If you watch Bolt run, he’s got a different gait than the other runners in part because he’s so tall and he makes best use of it; you can see how he runs fast even if you can’t reproduce it. Yes, he’s muscly and I wouldn’t say definitively he’s never used, but I’d be inclined to look more at the likes of Blake than Bolt.

it is evolution I think… bodies get more specified :wink:

Also, just the mention of Carl Lewis makes me think of this:

I’m Carl Lewis, man!

Is it up to the Jamaican authorities though? Does the IAAF not conduct mandatory out-of-season doping tests like other sports?
I’m pretty sure that British track & field athletes are required to inform some authority or another of there whereabouts at all times, in case a test is required. Not sure which body it is though.

This piece in MuscleWeek doesn’t paint a very encouraging picture, particularly in light of his strength and conditioning coach’s background.

How about we work on the principal of innocent until proven guilty

I know I know … Its a whacky idea … but it might just catch on

It’s sad, because I love track and field (especially sprinting), and I agree with the principle of banning PEDs, but it would almost make more sense to ask which sprinting medalists since before the days of Ben Johnson have NOT been using PEDs. I wouldn’t be surprised if the answer was “none”. A lot of other events also have their doping problems, of course.

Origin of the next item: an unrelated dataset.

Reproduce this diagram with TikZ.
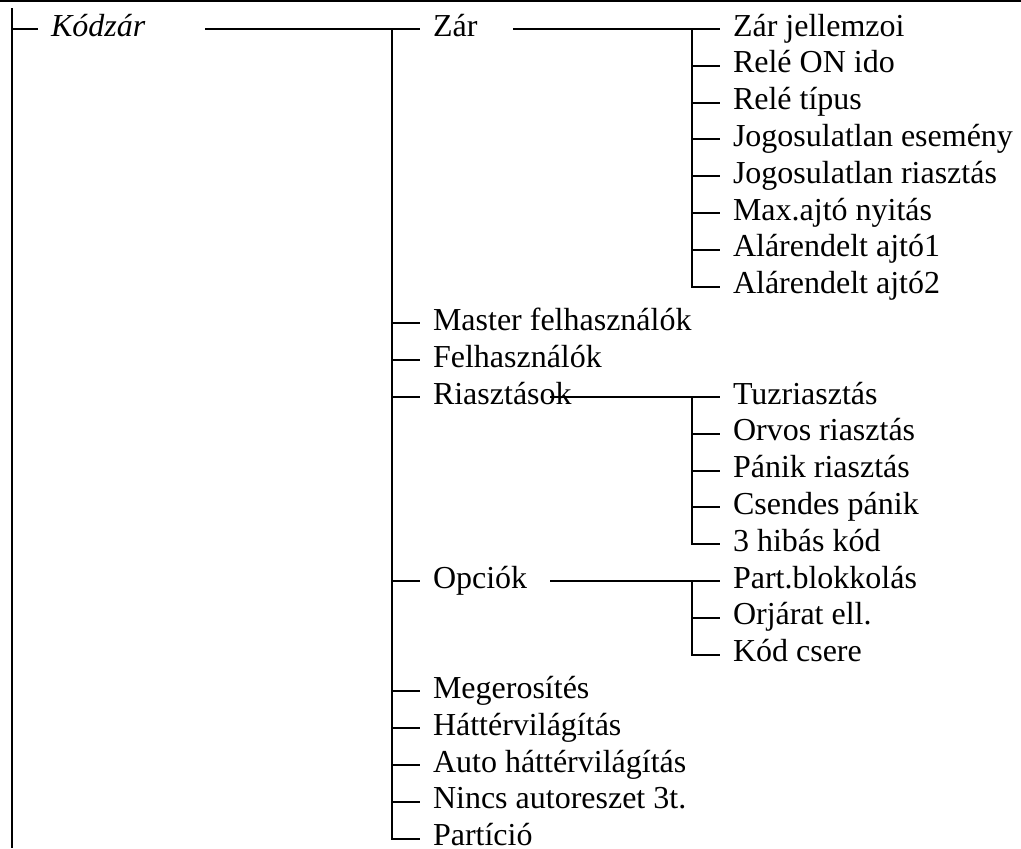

I agree with this. If it’s as easy to do and not get caught as a former anti-doping chief suggests, why wouldn’t they do it? It’s the same with baseball. I hate that they did it, but I understand their reasons.

Maybe the Jamiacans dope and maybe not. I don’t know.

What I do know is that Carl Lewis is a proven liar and cheat. Whatever HE says about it isn’t worth a half-full bag of cat shit.

This is very damning even if there isn’t any direct proof. And “innocent until guilty” is how the court system works. It doesn’t apply to individual opinions and impressions - particularly in situations like this, where the entire issue is the possibility that people are beating the system.

Fwiw, Usain Bolt does have youth and junior world records, as well. It’s a pretty radical line but he’s been consistent all the way.

Whenever things like this pop up, I always remember the study that asked Olympic athletes if they would cheat if they knew they would not get caught. Something like 90% said yes they would cheat.

So my immediate conclusion is that both Lewis and Bolt probably doped.

It’s possible but there’s no particularly strong reason to believe it. Given all the testing he won’t be on drugs now, but he might have been using, they might have been using, in preparation, like Steve Waugh did. Of course, Michael Phelps is just as likely to be guilty, if not moreso, given his unexpectedly good performance.

Now, the American women’s relay team, that’s a different matter. They just set the world record, by a very long way, and that weas previoudly held by the East Germans, and Soviet bloc women in the 80s were famous for drugging up. Any world record dating from the days before widespread testing is inherently suspect, having lasted an unusually long time despite improvements in training, nutrition, footwear and so on, and a performance which suddenly overtakes such a long-standing and probably corrupt record is equally dubious.

Innocent? Absolutely.

Wondered about? Nah, you don’t need any proof for that.